Я улыбнулся своим мыслям, после минутного раздумья решил наложить на тарелку еще кусочек абрикосового пирога. Последний кусочек. В трапезную вошла Хельция, обвела взглядом стол и покачала головой.
— Ну и все сожрали, — с упреком сказала она, а затем повернула взгляд на меня, и ее взгляд смягчился.
— Вкусно? — спросила она.
— На небесах лучше не пекут, — с искренним пылом похвалил я.
Она улыбнулась.
— А вы что на этих докторов так кричали, что я чуть такой не уронила?
— Эх, не стоит и говорить. — Я махнул рукой. — Хельция знает, какие люди бывают надоедливые, как они плетут интриги против ближних…
— Да уж, знаю, — с грустью вздохнула она. — Но вы их прогнали, да?
— Прогнал, — признал я. — А вот, один из этих докторов спрашивал, даст ли Хельция его кухарке рецепт абрикосового пирога, потому что им очень понравилось.
Хозяйка пожала плечами и с упреком посмотрела на меня.
— А я вам на дуру похожа?
Я поднял руки в защитном жесте.
— Да простит меня Хельция, я только спросил.
— На будущее пусть не спрашивает о таких вещах. — Хозяйка с сочувствием покачала головой и все время смотрела на меня с укоризненным упреком. — Ну как можно было даже подумать, что я свой рецепт дам кому попало…

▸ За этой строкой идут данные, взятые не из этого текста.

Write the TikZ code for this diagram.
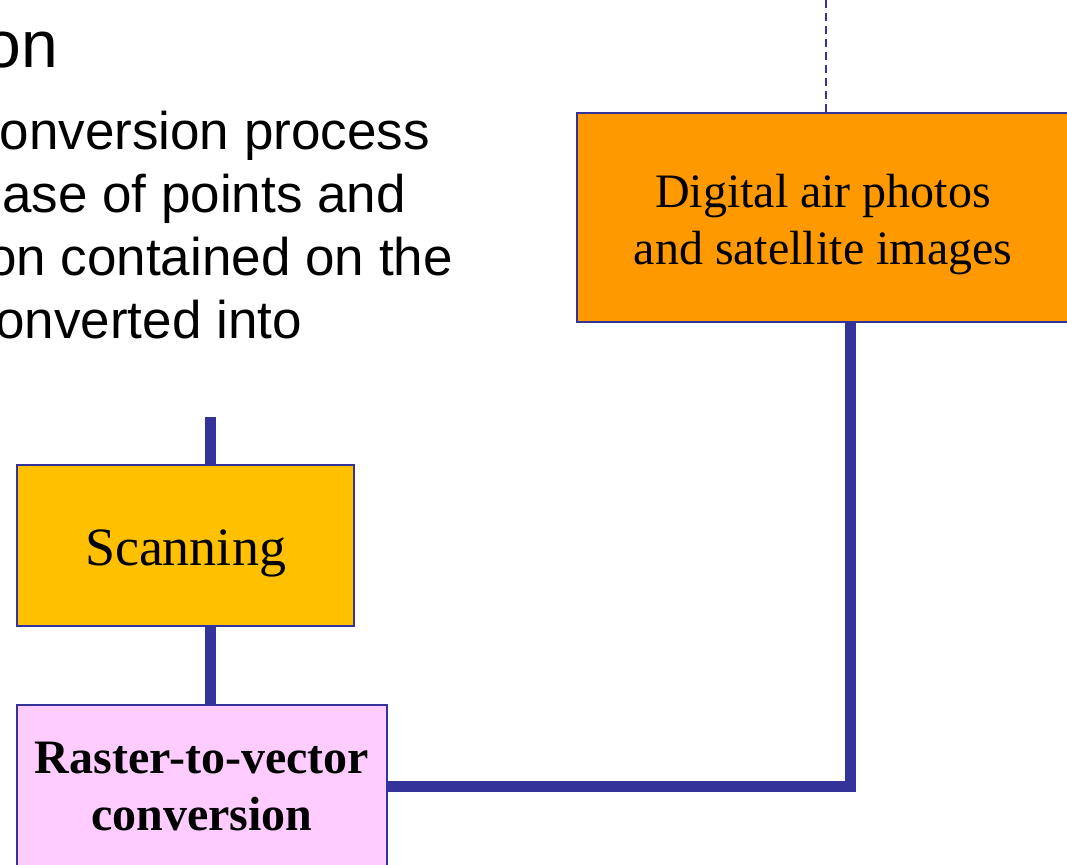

— Хорошо, хорошо, не будем больше на эту тему, — быстро воскликнул я.
Я проглотил последний кусок и поспешно удалился из трапезной. Что ж, должен был признать, что кто задает глупые вопросы, тот сам себе виноват.
ГЛАВА ПЯТАЯ
ЧЕЛОВЕК БЕЗ ЛИЦА И ИМЕНИ
Не следует бояться людей, которые крадутся, ибо сам факт, что мы заметили их старания, свидетельствует не лучшим образом об их способностях. Бояться следует тех, кто тихой поступью, почти незаметно переходя из тени в тень, подходит внезапно с такой легкостью, словно ничего другого и не делал с самого начала жизни. Впрочем, если говорить о людях, о которых я сейчас думал, то действительно часто так и было. Откуда подобные размышления? А все началось с того, что я сидел в церкви на самом краю скамьи в последнем ряду и наслаждался не только благочестивой атмосферой святого места, но и царящим внутри поистине чарующим прохладным воздухом, который так выгодно отличал церковь от невыносимого уличного зноя. Ибо снаружи воздух, казалось, окутывал каменные дома и людей, словно застывший, раскаленный саван, словно туша какого-то ленивого, разгоряченного чудовища, которое при каждом вздохе проникало горячими щупальцами вглубь наших грудей, а при каждом шаге и движении сжимало нас все крепче и все хищнее, высасывая не только силы, но и саму волю к жизни. Легко сделать вывод из подобных размышлений, что ваш смиренный и покорный слуга не любит и не любил жары. Если бы еще эти температуры можно было переждать на берегу прохладного, чистого озера, с кружкой холодного вина в руке! Если бы их можно было переждать в высоких горах, где освежающий холод, сходящий со снежных (даже летом!) вершин, так прекрасно сочетается с кристальной чистотой воздуха. Но нет, не так хорошо в ремесле инквизитора. Мы, независимо от того, зной ли, мороз ли, болезнь или здоровье, с кружкой воды и краюхой сухого хлеба должны наставлять грешников на путь, предначертанный нашим Господом. И порой наше слабое тело бунтует хотя бы на мгновение против железной воли. И вот тогда хорошо посидеть в одиночестве в святой обители и погрузиться в созерцание творений Создателя и размышлять о способах, какими мы можем Ему наилучшим образом услужить.